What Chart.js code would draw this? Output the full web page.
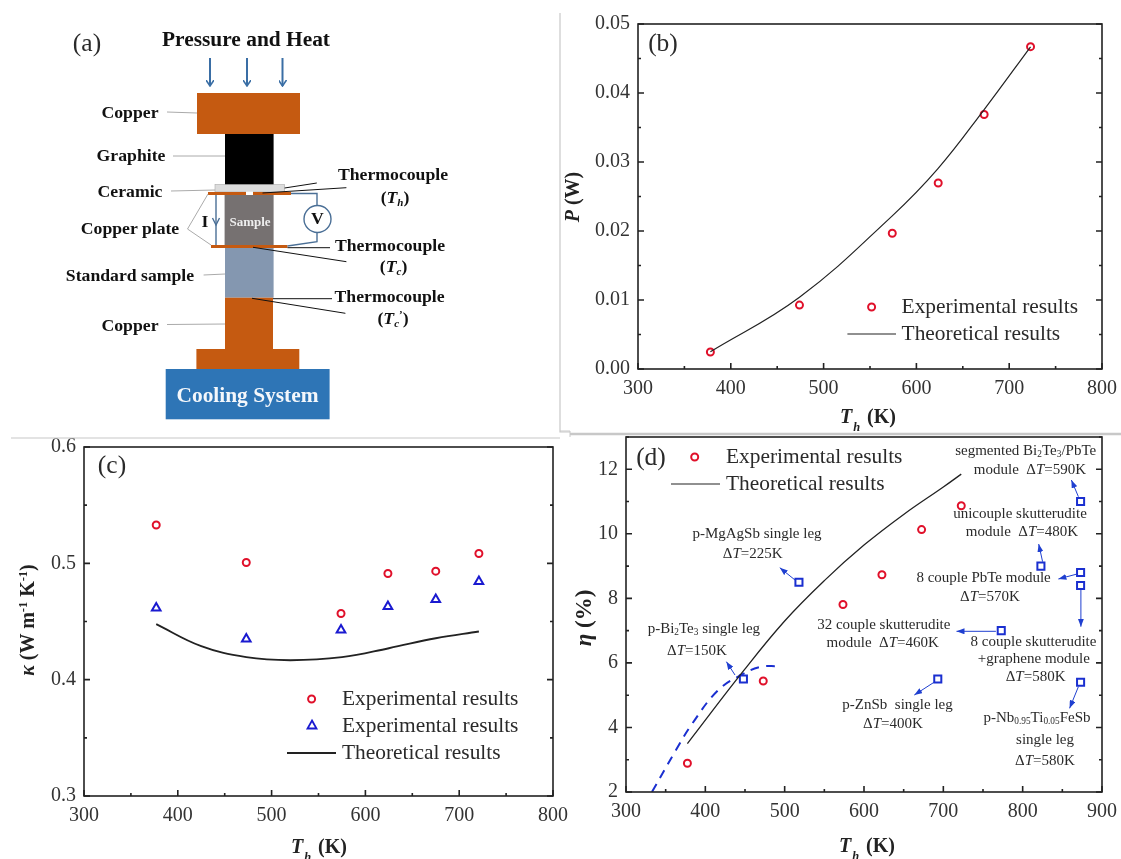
<!DOCTYPE html>
<html>
<head>
<meta charset="utf-8">
<script src="https://cdn.jsdelivr.net/npm/chart.js@4"></script>
<style>
html, body { margin: 0; padding: 0; background: #fff; overflow: hidden; }
#page { position: relative; width: 1121px; height: 859px; font-family: "Liberation Serif", serif; color: #222; }
canvas { position: absolute; }
svg { position: absolute; left: 0; top: 0; }
.t { position: absolute; white-space: nowrap; transform: translate(-50%, -50%); line-height: 1; }
.l { transform: translate(0, -50%); }
.r { transform: translate(-50%, -50%) rotate(-90deg); }
.s1 { font-size: 15px; color: #2a2a2a; }
.s2 { font-size: 21.4px; color: #2a2a2a; }
.s3 { font-size: 25.5px; color: #2a2a2a; }
.b1 { font-size: 17.7px; font-weight: bold; color: #111; }
.b2 { font-size: 20px; font-weight: bold; color: #222; }
.b3 { font-size: 21.4px; font-weight: bold; color: #111; }
sub, sup { font-size: .62em; line-height: 0; }
sub { vertical-align: -.25em; }
sup { vertical-align: .55em; }
sub.low { vertical-align: -.65em; margin-left: 1px; margin-right: 2px; }
</style>
</head>
<body>
<div id="page">
<canvas id="chart-b"></canvas>
<canvas id="chart-c"></canvas>
<canvas id="chart-d"></canvas>
<svg width="1121" height="859" id="overlay">
  <defs>
    <marker id="head-a" markerWidth="7" markerHeight="8" refX="6" refY="4" orient="auto" markerUnits="userSpaceOnUse">
      <path d="M0 0 L6 4 L0 8" fill="none" stroke="#3a6ea5" stroke-width="1.6"/>
    </marker>
    <marker id="head-d" markerWidth="9" markerHeight="6" refX="8" refY="3" orient="auto" markerUnits="userSpaceOnUse">
      <path d="M0 0 L8 3 L0 6 Z" fill="#1f3fd0"/>
    </marker>
  </defs>

  <!-- panel separators -->
  <g stroke="#c8c8c8" fill="none">
    <path d="M560 13 V432 H570" stroke-width="1.2"/>
    <path d="M11 438 H560" stroke-width="1.2"/>
    <path d="M560 431 H570 V437" stroke-width="1"/>
    <path d="M570 434 H1121" stroke-width="2.5"/>
  </g>

  <!-- (a) schematic -->
  <g stroke="#3a6ea5" stroke-width="2" marker-end="url(#head-a)">
    <line x1="210" y1="58" x2="210" y2="86"/>
    <line x1="247" y1="58" x2="247" y2="86"/>
    <line x1="282.5" y1="58" x2="282.5" y2="86"/>
  </g>
  <rect x="197" y="93" width="103" height="41" fill="#c55a11"/>
  <rect x="225" y="134" width="48.6" height="51" fill="#000"/>
  <rect x="215" y="184.5" width="69.6" height="7.5" fill="#dcdcdc" stroke="#aaa" stroke-width=".6"/>
  <rect x="208" y="192" width="83" height="3" fill="#c55a11"/>
  <rect x="246" y="191.5" width="7" height="3.5" fill="#fff"/>
  <rect x="224.6" y="195" width="49" height="50" fill="#767171"/>
  <rect x="211" y="245" width="76.5" height="3" fill="#c55a11"/>
  <rect x="225" y="248" width="48.6" height="49.7" fill="#8497b0"/>
  <rect x="225" y="297.7" width="48" height="51.3" fill="#c55a11"/>
  <rect x="196.4" y="349" width="102.9" height="20" fill="#c55a11"/>
  <rect x="165.7" y="369" width="163.9" height="50.3" fill="#2e75b6"/>
  <!-- leaders -->
  <g stroke="#aaa" stroke-width="1" fill="none">
    <path d="M167 112 L197 113"/>
    <path d="M173 156 H225"/>
    <path d="M171 191 L215 190"/>
    <path d="M208 194 L187.5 229 L211 245"/>
    <path d="M203.6 275 L225 274"/>
    <path d="M167 324.5 L225 324"/>
  </g>
  <g stroke="#111" stroke-width="1" fill="none">
    <path d="M284.6 188 L316.8 183"/>
    <path d="M262.5 193 L346.4 187.7"/>
    <path d="M287.5 247.7 H330"/>
    <path d="M253 247.3 L346.4 261.7"/>
    <path d="M273 298.7 H332"/>
    <path d="M252 298.3 L345.4 313.3"/>
  </g>
  <!-- circuit -->
  <g stroke="#4a6f96" stroke-width="1.4" fill="none">
    <path d="M291 193.5 H317 V205.5"/>
    <path d="M317 232.5 V241.7 L287.5 246"/>
    <circle cx="317.5" cy="219" r="13.5" fill="#fff"/>
    <path d="M216 195 V245"/>
    <path d="M212.5 218 L216 225 L219.5 218"/>
  </g>

  <!-- legend markers -->
  <g fill="none" stroke="#e0102a" stroke-width="2">
    <circle cx="871.6" cy="307" r="3.5"/>
    <circle cx="311.6" cy="699" r="3.5"/>
    <circle cx="694.7" cy="457" r="3.5"/>
  </g>
  <path d="M312 720.5 L316.5 728.5 H307.5 Z" fill="none" stroke="#1a1ad0" stroke-width="1.8"/>
  <g stroke="#222">
    <line x1="847.4" y1="334" x2="896" y2="334" stroke-width="1.2"/>
    <line x1="287" y1="753" x2="336" y2="753" stroke-width="1.8"/>
    <line x1="671" y1="484" x2="720" y2="484" stroke-width="1.2"/>
  </g>
  <g id="arrows" stroke="#1f3fd0" stroke-width="1" marker-end="url(#head-d)"></g>
</svg>
</div>

<script>
// --- Data ---

const powerExpT = [378, 474, 574, 623.5, 673, 723];
const powerExp  = [0.00246, 0.00926, 0.01967, 0.02695, 0.03689, 0.04672];
const powerTheoryT = [378, 474, 574, 623, 673, 723];
const powerTheory  = [0.0025, 0.0104, 0.0222, 0.0290, 0.0376, 0.0467];

const kappaT      = [377, 473, 574, 624, 675, 721];
const kappaCircle = [0.533, 0.5007, 0.4569, 0.4913, 0.4933, 0.5085];
const kappaTri    = [0.4617, 0.435, 0.4428, 0.463, 0.469, 0.4844];
const kappaTheoryT = [377, 425, 473, 520, 575, 625, 675, 721];
const kappaTheory  = [0.4477, 0.4288, 0.4193, 0.4167, 0.4193, 0.427, 0.4356, 0.4414];

const etaExpT = [377.4, 473, 573.5, 622.6, 672.6, 722.6];
const etaExp  = [2.89, 5.44, 7.81, 8.73, 10.13, 10.87];
const etaTheoryT = [377.4, 447, 500, 550, 600, 650, 700, 722.6];
const etaTheory  = [3.5, 5.72, 7.3, 8.55, 9.65, 10.6, 11.45, 11.85];
const etaDashT = [332.7, 363, 383, 416, 447, 470, 491];
const etaDash  = [2, 3.3, 4.1, 5.15, 5.65, 5.88, 5.9];
const etaRefT = [448, 518, 693, 773, 823, 873, 873, 873, 873];
const etaRef  = [5.5, 8.5, 5.5, 7, 9, 8.8, 8.4, 11, 5.4];

// --- Helpers ---

const SERIF = "'Liberation Serif', serif";
const RED  = "#e0102a";
const BLUE = "#1a1ad0";

function pts(xs, ys) {
    return xs.map((x, i) => ({ x: x, y: ys[i] }));
}

function markers(xs, ys, style, color, radius) {
    return {
        data: pts(xs, ys), showLine: false, pointStyle: style, pointRadius: radius,
        pointBorderColor: color, pointBackgroundColor: "transparent", pointBorderWidth: 2
    };
}

function curve(xs, ys, width) {
    return {
        data: pts(xs, ys), showLine: true, pointRadius: 0,
        borderColor: "#222", borderWidth: width, tension: 0.4
    };
}

// frame and inward ticks, major on even ticks (Origin style axes)
const frameTicks = {
    id: "frameTicks",
    afterDraw(chart) {
        const { ctx, chartArea: a, scales } = chart;
        ctx.save();
        ctx.strokeStyle = "#222";
        ctx.lineWidth = 1.6;
        ctx.strokeRect(a.left, a.top, a.right - a.left, a.bottom - a.top);
        ctx.beginPath();
        scales.x.ticks.forEach((t, i) => {
            const px = scales.x.getPixelForValue(t.value);
            ctx.moveTo(px, a.bottom);
            ctx.lineTo(px, a.bottom - (i % 2 ? 3 : 6));
        });
        scales.y.ticks.forEach((t, i) => {
            const py = scales.y.getPixelForValue(t.value);
            const len = i % 2 ? 3 : 6;
            ctx.moveTo(a.left, py);
            ctx.lineTo(a.left + len, py);
            ctx.moveTo(a.right, py);
            ctx.lineTo(a.right - len, py);
        });
        ctx.stroke();
        ctx.restore();
    }
};

// box is the plot area in page pixels
function makeChart(id, box, xAxis, yAxis, datasets) {
    const m = { left: 60, top: 20, right: 30, bottom: 34 };
    const canvas = document.getElementById(id);
    canvas.width  = box.right - box.left + m.left + m.right;
    canvas.height = box.bottom - box.top + m.top + m.bottom;
    canvas.style.left = (box.left - m.left) + "px";
    canvas.style.top  = (box.top - m.top) + "px";

    const font = { family: SERIF, size: 20 };
    new Chart(canvas, {
        type: "scatter",
        data: { datasets: datasets },
        plugins: [frameTicks],
        options: {
            responsive: false,
            animation: false,
            devicePixelRatio: 1,
            layout: { padding: { top: m.top, right: m.right, left: 0, bottom: 0 } },
            plugins: { legend: { display: false }, tooltip: { enabled: false } },
            scales: {
                x: {
                    type: "linear", min: xAxis.min, max: xAxis.max,
                    grid: { display: false }, border: { display: false },
                    afterFit: s => { s.height = m.bottom; },
                    ticks: {
                        stepSize: xAxis.step, autoSkip: false, maxRotation: 0, padding: 0,
                        color: "#333", font: font,
                        callback: (v, i) => i % 2 ? "" : String(v)
                    }
                },
                y: {
                    type: "linear", min: yAxis.min, max: yAxis.max,
                    grid: { display: false }, border: { display: false },
                    afterFit: s => { s.width = m.left; },
                    ticks: {
                        stepSize: yAxis.step, autoSkip: false, padding: 0,
                        color: "#333", font: font,
                        callback: (v, i) => i % 2 ? "" : v.toFixed(yAxis.digits)
                    }
                }
            }
        }
    });
}

// --- Charts ---

makeChart("chart-b", { left: 638, top: 24, right: 1102, bottom: 369 },
    { min: 300, max: 800, step: 50 },
    { min: 0, max: 0.05, step: 0.005, digits: 2 },
    [ curve(powerTheoryT, powerTheory, 1.2),
      markers(powerExpT, powerExp, "circle", RED, 3.5) ]);

makeChart("chart-c", { left: 84, top: 447, right: 553, bottom: 796 },
    { min: 300, max: 800, step: 50 },
    { min: 0.3, max: 0.6, step: 0.05, digits: 1 },
    [ curve(kappaTheoryT, kappaTheory, 1.8),
      markers(kappaT, kappaCircle, "circle", RED, 3.5),
      markers(kappaT, kappaTri, "triangle", BLUE, 5) ]);

makeChart("chart-d", { left: 626, top: 437, right: 1102, bottom: 792 },
    { min: 300, max: 900, step: 50 },
    { min: 2, max: 13, step: 1, digits: 0 },
    [ curve(etaTheoryT, etaTheory, 1.3),
      Object.assign(curve(etaDashT, etaDash, 2), { borderColor: "#1a2fd0", borderDash: [9, 7] }),
      markers(etaExpT, etaExp, "circle", RED, 3.5),
      markers(etaRefT, etaRef, "rect", "#1a2fd0", 5) ]);

// --- Text ---

const dT = v => `Δ<i>T</i>=${v}K`;
const xTitle = '<i>T<sub class="low">h</sub></i> (K)';

const labels = [
    // panel (a)
    [87, 43, "(a)", "s3"],
    [246, 40, "Pressure and Heat", "b3"],
    [130, 113, "Copper", "b1"],
    [131, 156, "Graphite", "b1"],
    [130, 191.5, "Ceramic", "b1"],
    [130, 229, "Copper plate", "b1"],
    [130, 275.7, "Standard sample", "b1"],
    [130, 325.7, "Copper", "b1"],
    [205, 222, "I", "b1"],
    [250, 221, "Sample", "b1", "color:#eee;font-size:13px"],
    [317.5, 219, "V", "b1"],
    [393, 175, "Thermocouple", "b1"],
    [395, 198, "(<i>T<sub>h</sub></i>)", "b1"],
    [390, 245.7, "Thermocouple", "b1"],
    [393.6, 267, "(<i>T<sub>c</sub></i>)", "b1"],
    [389.6, 296.7, "Thermocouple", "b1"],
    [393, 319, "(<i>T<sub>c</sub></i><sup>’</sup>)", "b1"],
    [247.5, 396, "Cooling System", "b3", "color:#f4f7fb"],
    // panel (b)
    [663, 43, "(b)", "s3"],
    [901.6, 307, "Experimental results", "s2 l"],
    [901.6, 334, "Theoretical results", "s2 l"],
    [572, 197, "<i>P</i> (W)", "b2 r"],
    [868, 417, xTitle, "b2"],
    // panel (c)
    [112, 465, "(c)", "s3"],
    [342, 699, "Experimental results", "s2 l"],
    [342, 726, "Experimental results", "s2 l"],
    [342, 753, "Theoretical results", "s2 l"],
    [27, 620, "<i>κ</i> (W m<sup>-1</sup> K<sup>-1</sup>)", "b2 r"],
    [319, 847, xTitle, "b2"],
    // panel (d)
    [651, 457, "(d)", "s3"],
    [726, 457, "Experimental results", "s2 l"],
    [726, 484, "Theoretical results", "s2 l"],
    [583, 618, "<i>η</i> (%)", "b2 r", "font-size:23px"],
    [867, 846, xTitle, "b2"],
    [1025.7, 450, "segmented Bi<sub>2</sub>Te<sub>3</sub>/PbTe", "s1"],
    [1030, 469, "module&nbsp; " + dT(590), "s1"],
    [1020, 513, "unicouple skutterudite", "s1"],
    [1022, 531, "module&nbsp; " + dT(480), "s1"],
    [983.6, 577, "8 couple PbTe module", "s1"],
    [990, 596, dT(570), "s1"],
    [883.8, 624, "32 couple skutterudite", "s1"],
    [882.7, 642, "module&nbsp; " + dT(460), "s1"],
    [1033.5, 641, "8 couple skutterudite", "s1"],
    [1033.8, 658, "+graphene module", "s1"],
    [1035.6, 676, dT(580), "s1"],
    [897.5, 704, "p-ZnSb&nbsp; single leg", "s1"],
    [893, 723, dT(400), "s1"],
    [1037, 717, "p-Nb<sub>0.95</sub>Ti<sub>0.05</sub>FeSb", "s1"],
    [1045, 739, "single leg", "s1"],
    [1045, 760, dT(580), "s1"],
    [757, 533, "p-MgAgSb single leg", "s1"],
    [752.7, 553, dT(225), "s1"],
    [703.9, 628, "p-Bi<sub>2</sub>Te<sub>3</sub> single leg", "s1"],
    [697, 650, dT(150), "s1"]
];

const page = document.getElementById("page");
labels.forEach(([x, y, html, cls, style]) => {
    const el = document.createElement("div");
    el.className = "t " + cls;
    el.style.left = x + "px";
    el.style.top  = y + "px";
    if (style) el.style.cssText += style;
    el.innerHTML = html;
    page.appendChild(el);
});

// --- Annotation arrows in panel (d) ---

const arrowLines = [
    [735, 675, 726.4, 661.7],
    [795, 580, 779.8, 567.7],
    [1078.4, 496.7, 1071.4, 480],
    [1042.6, 561.7, 1038.7, 544],
    [1076, 574.3, 1058.4, 579],
    [1080.9, 590, 1080.9, 626.7],
    [995.9, 631.3, 956.5, 631.3],
    [934, 682.3, 914.3, 695],
    [1078.4, 686.7, 1069.6, 708.3]
];
const arrowGroup = document.getElementById("arrows");
arrowLines.forEach(([x1, y1, x2, y2]) => {
    const line = document.createElementNS("http://www.w3.org/2000/svg", "line");
    line.setAttribute("x1", x1);
    line.setAttribute("y1", y1);
    line.setAttribute("x2", x2);
    line.setAttribute("y2", y2);
    arrowGroup.appendChild(line);
});
</script>
</body>
</html>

___

### Objective
For the data above, state only how many lines include the word "page".

### Answer to the task
6